▶ **What is being asked**:
Pull out each line of the data that includes the word "with".

▶ **Data in this exercise**:
____________________

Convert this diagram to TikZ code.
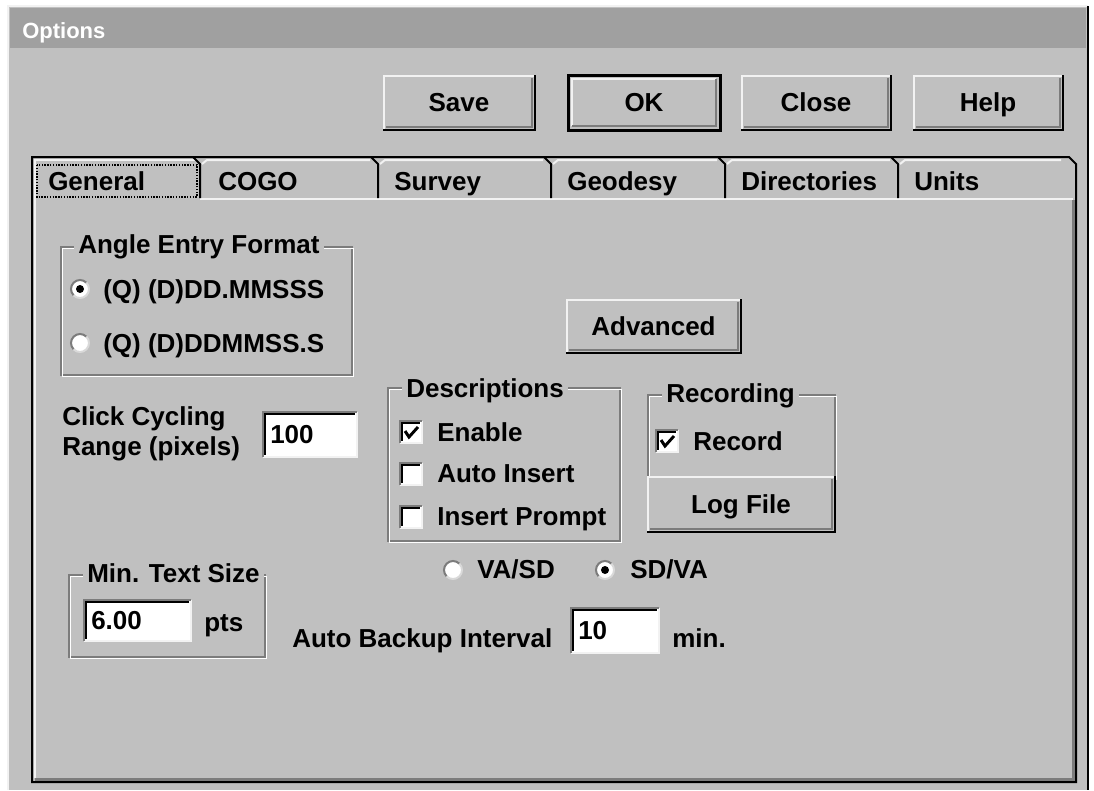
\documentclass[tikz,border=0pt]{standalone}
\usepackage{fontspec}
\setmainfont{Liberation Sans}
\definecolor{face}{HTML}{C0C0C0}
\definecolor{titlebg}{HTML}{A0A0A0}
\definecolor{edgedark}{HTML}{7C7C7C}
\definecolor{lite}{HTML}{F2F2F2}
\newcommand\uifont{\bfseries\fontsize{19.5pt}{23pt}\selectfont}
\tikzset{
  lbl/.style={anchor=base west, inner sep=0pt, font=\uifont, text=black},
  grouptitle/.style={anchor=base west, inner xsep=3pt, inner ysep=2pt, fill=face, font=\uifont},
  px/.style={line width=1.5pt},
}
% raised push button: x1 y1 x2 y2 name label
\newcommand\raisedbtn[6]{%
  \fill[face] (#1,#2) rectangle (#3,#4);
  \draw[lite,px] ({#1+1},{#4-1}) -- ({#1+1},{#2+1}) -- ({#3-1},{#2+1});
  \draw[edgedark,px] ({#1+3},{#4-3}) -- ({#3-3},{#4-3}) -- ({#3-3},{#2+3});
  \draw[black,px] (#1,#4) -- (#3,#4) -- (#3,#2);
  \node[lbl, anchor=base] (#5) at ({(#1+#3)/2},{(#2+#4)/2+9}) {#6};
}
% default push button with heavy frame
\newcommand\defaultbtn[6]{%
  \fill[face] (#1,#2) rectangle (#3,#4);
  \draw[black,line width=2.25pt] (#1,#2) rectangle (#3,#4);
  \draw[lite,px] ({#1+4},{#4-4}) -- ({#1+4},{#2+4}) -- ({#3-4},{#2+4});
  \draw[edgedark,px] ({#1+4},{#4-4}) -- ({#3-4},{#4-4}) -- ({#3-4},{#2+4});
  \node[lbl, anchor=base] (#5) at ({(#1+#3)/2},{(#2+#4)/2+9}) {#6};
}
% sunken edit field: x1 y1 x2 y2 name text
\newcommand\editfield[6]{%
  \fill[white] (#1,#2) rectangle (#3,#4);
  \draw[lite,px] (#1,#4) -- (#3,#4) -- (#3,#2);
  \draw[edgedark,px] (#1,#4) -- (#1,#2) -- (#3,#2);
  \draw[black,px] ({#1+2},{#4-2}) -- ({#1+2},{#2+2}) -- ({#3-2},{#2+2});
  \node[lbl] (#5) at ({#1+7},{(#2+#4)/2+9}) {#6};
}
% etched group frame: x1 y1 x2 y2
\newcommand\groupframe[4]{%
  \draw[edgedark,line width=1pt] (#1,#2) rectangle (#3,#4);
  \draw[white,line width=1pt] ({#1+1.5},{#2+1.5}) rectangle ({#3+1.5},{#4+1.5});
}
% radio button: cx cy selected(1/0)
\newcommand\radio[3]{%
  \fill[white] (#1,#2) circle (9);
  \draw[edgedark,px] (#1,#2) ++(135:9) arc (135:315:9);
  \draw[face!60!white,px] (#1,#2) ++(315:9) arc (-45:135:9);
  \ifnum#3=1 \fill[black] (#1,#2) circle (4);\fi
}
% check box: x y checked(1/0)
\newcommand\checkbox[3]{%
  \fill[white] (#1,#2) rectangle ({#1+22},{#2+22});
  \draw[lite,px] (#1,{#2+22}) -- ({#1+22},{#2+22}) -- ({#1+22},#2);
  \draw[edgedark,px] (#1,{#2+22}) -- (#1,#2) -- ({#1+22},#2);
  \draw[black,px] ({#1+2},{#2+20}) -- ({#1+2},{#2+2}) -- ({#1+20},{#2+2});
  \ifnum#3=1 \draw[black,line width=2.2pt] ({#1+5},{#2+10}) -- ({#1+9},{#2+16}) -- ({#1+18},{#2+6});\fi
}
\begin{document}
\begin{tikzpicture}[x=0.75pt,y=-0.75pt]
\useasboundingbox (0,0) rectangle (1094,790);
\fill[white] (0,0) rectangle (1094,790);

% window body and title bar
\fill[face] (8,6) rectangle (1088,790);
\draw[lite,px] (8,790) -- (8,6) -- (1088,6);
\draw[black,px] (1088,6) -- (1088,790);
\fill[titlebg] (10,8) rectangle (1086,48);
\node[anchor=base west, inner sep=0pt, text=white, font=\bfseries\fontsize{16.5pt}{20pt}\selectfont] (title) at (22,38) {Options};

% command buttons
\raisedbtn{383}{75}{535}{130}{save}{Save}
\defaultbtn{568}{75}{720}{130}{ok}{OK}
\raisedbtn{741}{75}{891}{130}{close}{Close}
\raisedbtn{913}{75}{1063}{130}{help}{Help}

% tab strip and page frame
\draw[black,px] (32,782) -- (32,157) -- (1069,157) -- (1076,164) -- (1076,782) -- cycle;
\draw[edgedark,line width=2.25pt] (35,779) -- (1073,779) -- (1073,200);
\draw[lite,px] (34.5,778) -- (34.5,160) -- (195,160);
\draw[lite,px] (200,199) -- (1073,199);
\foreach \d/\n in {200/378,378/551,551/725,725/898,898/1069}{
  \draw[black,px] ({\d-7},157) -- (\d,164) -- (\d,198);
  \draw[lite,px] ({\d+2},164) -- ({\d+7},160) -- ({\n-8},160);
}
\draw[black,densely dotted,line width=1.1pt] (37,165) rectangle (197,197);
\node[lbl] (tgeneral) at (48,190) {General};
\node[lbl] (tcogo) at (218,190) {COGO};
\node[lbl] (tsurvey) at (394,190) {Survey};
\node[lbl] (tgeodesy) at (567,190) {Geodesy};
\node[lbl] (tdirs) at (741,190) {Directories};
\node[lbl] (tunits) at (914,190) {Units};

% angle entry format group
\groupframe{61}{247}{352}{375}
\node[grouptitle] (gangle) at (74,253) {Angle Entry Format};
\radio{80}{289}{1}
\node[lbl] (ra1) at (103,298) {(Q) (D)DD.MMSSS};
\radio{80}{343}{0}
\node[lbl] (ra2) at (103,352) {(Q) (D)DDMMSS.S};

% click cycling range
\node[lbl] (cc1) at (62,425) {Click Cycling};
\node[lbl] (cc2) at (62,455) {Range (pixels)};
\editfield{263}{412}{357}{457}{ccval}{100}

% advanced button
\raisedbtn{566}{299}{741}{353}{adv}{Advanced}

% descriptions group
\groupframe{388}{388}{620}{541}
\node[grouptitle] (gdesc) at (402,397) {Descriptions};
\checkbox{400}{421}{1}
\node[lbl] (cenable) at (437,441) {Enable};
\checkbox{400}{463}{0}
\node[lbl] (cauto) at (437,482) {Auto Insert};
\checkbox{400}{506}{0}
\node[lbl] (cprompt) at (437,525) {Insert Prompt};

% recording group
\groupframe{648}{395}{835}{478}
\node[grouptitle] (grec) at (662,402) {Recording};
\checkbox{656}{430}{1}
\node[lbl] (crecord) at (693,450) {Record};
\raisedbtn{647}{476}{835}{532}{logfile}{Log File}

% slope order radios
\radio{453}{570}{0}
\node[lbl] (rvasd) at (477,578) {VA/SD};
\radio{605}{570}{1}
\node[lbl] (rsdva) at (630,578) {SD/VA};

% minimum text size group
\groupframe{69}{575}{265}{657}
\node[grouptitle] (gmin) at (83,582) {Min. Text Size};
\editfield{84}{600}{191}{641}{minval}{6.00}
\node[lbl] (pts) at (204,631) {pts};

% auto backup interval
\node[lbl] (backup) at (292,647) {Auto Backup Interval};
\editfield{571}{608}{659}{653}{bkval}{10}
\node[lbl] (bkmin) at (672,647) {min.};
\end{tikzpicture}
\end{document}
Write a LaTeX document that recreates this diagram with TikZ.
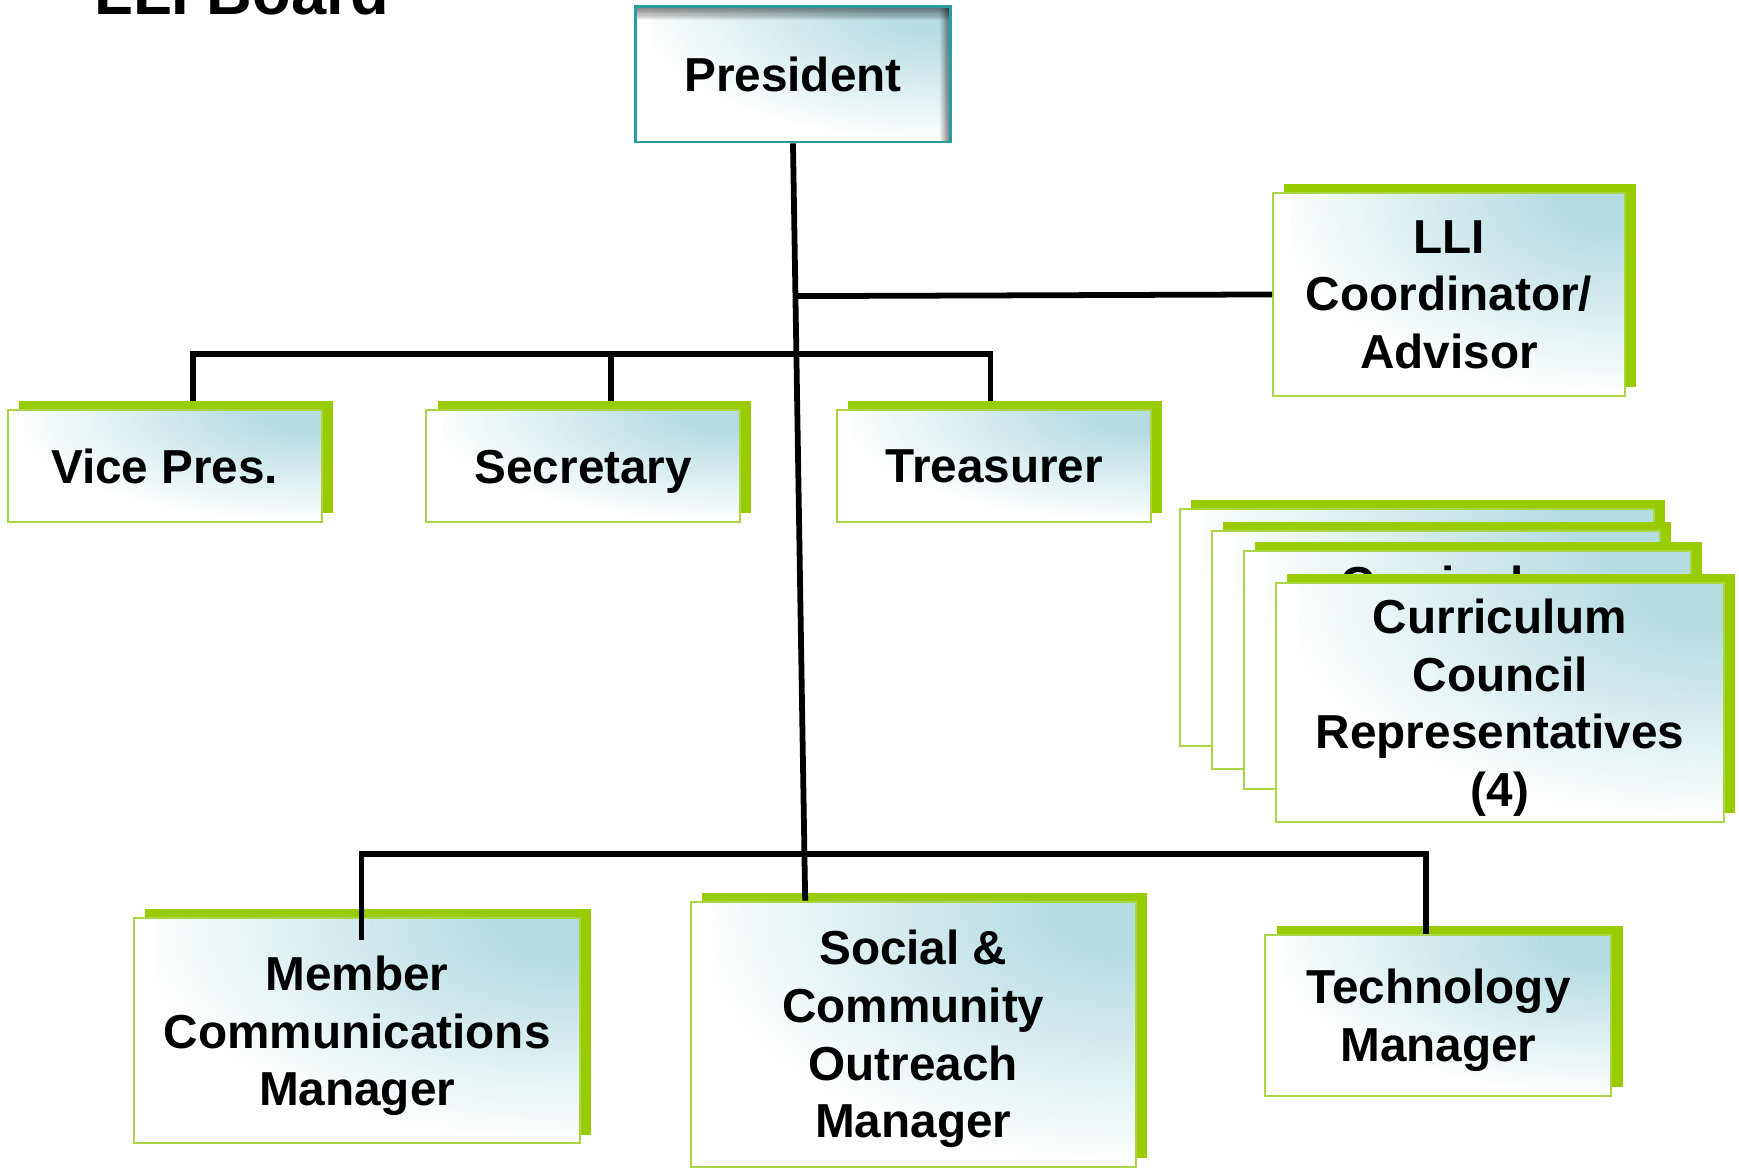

____________________

▶ **Answer for this exercise**:
% default push button with heavy frame
Write a LaTeX document that recreates this diagram with TikZ.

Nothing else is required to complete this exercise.